These are just a small sample of the over 500 programs run by the Prison Fellowship network of national ministries.
Alpha creates a space where prisoners can ask life’s big questions and find out about the Christian faith in a safe, informal, and friendly environment. Alpha is currently running in more than 900 prisons and secure facilities, in 46 countries. In 2018, over 53,000 people experienced Alpha in prison.
Innovative Prison Models
Communities of Restoration
Communities of Restoration are 24-hour, seven-day-a-week intensive prison regimes operated by Prison Fellowship NGOs. They are designed to reduce offending behavior through character-focused, faith-based programming.
Seehaus is a juvenile alternative prison run by ministry affiliates in Germany. Young offenders are separated from other prisoners and the prison culture in order to protect them from negative influence. They receive the possibility to participate in the alternative to prison. They live in groups of seven students together with a family or house parents. Through a positive group concept, they learn to take on responsibility for themselves, for each other, and for the program.
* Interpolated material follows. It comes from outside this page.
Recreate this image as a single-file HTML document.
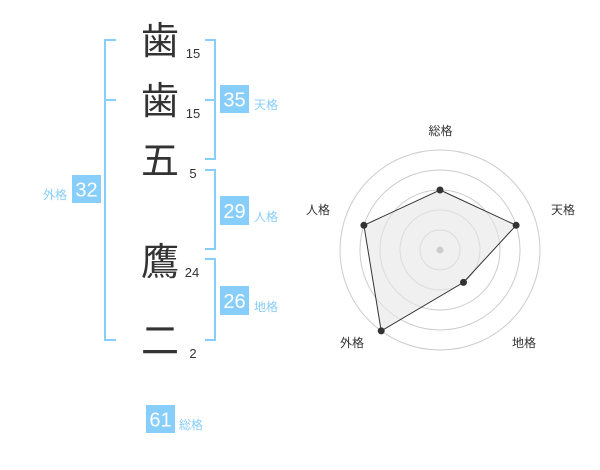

The perspective of victims is shown to the students. Restoration, Community Service, and Victim-Offender-Reconciliation-Meetings help the students to take on responsibility for their crimes and give a (symbolic) restitution towards the victim and the community. A change of lifestyle can be reached best by a change of the norms and values of a person.
Accompanied Community Service
For inmates serving community service, ministries like Singapore and Spain offer Accompanied Community Service programs. These programs help former prisoners to follow through on their Community Service projects.
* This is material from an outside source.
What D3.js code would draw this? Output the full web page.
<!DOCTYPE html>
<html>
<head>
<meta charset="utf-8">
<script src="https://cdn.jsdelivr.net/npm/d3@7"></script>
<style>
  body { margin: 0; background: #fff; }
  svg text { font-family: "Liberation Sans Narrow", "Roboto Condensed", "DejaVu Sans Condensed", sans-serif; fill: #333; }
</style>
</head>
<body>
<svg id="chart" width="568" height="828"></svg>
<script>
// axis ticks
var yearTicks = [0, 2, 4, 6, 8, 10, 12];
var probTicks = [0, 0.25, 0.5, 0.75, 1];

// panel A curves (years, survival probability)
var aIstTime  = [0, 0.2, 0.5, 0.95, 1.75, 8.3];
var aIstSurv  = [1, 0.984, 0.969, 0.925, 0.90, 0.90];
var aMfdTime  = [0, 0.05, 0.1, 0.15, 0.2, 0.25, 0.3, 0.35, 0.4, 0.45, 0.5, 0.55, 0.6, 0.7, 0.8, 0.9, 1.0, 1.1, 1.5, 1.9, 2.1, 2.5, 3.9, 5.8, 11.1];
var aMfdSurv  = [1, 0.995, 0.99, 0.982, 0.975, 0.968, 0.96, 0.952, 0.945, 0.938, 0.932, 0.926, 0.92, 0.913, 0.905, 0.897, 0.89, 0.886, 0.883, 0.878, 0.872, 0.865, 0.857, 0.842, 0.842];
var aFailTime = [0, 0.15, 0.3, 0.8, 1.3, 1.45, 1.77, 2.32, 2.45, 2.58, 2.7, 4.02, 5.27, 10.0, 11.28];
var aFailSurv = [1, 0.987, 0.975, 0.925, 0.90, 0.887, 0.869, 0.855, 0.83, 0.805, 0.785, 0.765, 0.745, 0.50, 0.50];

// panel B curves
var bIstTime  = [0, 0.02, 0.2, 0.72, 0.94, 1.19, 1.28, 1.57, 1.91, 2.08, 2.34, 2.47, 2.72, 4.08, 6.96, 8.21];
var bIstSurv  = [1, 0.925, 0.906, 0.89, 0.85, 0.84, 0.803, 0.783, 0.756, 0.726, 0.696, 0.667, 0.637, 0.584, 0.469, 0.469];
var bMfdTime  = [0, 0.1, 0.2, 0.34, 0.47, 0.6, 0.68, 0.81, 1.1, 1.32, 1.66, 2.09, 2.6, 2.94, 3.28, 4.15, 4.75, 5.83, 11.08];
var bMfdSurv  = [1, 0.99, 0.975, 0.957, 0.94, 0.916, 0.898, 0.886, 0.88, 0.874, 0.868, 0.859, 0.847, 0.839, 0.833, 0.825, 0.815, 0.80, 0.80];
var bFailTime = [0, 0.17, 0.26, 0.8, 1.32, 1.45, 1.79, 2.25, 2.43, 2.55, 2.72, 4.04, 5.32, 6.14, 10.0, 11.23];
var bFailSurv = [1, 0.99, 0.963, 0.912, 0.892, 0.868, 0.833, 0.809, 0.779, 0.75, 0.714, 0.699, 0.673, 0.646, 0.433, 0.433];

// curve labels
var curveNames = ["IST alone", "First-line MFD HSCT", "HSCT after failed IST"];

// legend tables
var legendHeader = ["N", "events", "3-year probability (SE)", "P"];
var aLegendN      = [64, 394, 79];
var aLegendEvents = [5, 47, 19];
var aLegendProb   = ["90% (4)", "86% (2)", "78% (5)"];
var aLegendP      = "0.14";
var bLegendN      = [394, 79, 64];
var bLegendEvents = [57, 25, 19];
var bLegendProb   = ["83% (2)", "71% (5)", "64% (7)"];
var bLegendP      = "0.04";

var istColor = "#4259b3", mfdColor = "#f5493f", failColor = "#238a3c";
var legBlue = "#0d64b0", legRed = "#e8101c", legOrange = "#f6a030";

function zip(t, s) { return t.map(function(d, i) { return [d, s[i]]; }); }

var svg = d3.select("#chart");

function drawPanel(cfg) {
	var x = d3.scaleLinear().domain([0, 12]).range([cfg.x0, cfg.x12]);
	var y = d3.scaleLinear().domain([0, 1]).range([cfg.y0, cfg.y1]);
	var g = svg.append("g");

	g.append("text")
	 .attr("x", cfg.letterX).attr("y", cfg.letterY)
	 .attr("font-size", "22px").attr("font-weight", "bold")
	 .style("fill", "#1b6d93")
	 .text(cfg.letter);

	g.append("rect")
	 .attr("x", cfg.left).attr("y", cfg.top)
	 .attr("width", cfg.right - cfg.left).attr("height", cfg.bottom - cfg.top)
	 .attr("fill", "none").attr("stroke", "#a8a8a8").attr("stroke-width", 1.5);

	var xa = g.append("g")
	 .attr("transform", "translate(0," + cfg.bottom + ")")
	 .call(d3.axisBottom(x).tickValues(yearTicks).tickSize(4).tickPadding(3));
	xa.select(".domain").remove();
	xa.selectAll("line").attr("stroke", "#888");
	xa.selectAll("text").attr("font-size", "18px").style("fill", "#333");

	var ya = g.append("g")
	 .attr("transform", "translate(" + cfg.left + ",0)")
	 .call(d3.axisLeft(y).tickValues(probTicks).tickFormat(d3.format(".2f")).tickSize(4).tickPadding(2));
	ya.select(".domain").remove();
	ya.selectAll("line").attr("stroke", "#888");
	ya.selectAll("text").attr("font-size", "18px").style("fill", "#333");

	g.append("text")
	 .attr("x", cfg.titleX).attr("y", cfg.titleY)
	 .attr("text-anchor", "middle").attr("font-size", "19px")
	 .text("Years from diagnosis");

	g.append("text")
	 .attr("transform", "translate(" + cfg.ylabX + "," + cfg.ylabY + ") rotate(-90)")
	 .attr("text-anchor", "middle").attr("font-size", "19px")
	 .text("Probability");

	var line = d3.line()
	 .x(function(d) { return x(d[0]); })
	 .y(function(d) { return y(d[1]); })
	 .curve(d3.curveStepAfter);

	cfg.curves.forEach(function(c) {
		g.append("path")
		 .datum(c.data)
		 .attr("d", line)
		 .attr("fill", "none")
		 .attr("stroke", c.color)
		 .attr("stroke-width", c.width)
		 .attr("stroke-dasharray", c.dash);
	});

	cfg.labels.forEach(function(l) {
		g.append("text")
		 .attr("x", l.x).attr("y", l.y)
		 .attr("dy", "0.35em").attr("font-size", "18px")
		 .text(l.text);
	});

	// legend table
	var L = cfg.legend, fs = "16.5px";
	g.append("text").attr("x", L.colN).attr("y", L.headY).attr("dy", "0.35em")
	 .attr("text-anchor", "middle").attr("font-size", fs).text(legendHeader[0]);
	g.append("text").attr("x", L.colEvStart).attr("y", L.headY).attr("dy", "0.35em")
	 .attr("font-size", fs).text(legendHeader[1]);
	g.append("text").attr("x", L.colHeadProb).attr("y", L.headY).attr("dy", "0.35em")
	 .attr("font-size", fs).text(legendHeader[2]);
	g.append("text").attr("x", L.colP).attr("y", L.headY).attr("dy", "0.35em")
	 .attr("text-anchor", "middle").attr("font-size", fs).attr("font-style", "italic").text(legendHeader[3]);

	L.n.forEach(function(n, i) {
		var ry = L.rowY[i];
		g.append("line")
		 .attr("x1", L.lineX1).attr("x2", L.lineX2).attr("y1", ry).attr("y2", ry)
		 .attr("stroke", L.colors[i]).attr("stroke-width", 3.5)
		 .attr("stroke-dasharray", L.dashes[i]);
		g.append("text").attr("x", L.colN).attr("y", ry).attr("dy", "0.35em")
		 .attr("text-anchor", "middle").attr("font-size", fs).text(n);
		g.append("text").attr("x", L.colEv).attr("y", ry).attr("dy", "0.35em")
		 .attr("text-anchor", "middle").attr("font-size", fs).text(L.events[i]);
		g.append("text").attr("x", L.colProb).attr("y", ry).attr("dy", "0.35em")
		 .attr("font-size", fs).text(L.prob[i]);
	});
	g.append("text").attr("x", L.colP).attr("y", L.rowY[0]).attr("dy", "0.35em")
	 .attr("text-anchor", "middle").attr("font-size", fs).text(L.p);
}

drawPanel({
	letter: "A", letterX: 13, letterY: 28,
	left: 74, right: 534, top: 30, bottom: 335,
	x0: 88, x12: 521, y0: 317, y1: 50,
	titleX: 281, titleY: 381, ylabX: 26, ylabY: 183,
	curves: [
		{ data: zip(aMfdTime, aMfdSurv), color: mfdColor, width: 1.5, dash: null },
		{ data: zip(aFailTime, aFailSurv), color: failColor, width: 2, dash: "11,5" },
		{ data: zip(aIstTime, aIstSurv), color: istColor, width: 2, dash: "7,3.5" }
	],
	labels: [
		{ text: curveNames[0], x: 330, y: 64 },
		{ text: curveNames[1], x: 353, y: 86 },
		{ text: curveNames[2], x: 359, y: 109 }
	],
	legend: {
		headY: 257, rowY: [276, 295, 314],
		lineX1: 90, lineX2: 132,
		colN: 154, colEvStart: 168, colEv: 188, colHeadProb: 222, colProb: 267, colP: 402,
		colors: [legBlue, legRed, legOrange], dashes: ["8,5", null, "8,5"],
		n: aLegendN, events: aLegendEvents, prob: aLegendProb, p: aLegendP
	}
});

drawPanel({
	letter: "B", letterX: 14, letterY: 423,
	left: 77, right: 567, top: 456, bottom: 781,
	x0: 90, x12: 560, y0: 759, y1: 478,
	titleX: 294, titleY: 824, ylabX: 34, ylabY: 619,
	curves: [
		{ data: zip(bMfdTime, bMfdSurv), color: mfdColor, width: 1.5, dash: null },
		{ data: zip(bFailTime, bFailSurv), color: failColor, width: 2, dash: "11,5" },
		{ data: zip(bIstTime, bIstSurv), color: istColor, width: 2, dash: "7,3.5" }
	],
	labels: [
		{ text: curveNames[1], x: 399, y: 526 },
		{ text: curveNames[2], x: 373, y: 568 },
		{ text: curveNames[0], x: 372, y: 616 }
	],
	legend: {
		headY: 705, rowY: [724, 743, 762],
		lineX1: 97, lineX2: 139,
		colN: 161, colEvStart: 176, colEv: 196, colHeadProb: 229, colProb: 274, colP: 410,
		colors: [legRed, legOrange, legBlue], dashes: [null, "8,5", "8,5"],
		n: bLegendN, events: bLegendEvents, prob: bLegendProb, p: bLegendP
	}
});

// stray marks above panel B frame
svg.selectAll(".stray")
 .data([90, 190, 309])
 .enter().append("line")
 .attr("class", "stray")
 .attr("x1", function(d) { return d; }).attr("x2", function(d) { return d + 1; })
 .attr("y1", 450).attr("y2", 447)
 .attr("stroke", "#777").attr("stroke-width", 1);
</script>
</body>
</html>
Many of our ministries provide community-based facilities to house released prisoners for rehabilitation, counseling, skills training, and ultimately community re-integration. Ex-inmates are empowered with vocational skills training in from Welding and Fabrication to Electrical Installation, Tailoring, and Crop and Animal Husbandry. Beneficiaries are given take-home tools and start-up capital to enable them to start a small business and lead sustainable lives after prison.
Many ministries offer legal advice for prisoners seeking help. These programs can range from non-professional legal assistance in countries like Armenia, Netherlands, and Kazakhstan, to more formal legal assistance in countries like Ghana, Sierra Leone, and Burundi.
National ministries like Cameroon and Cambodia offer vocational training for prisoners before re-entering the community. These programs prepare prisoners to work as a technician or to take up employment in a skilled craft or trade as a tradesperson or artisan, helping them to find success outside the cycle of crime.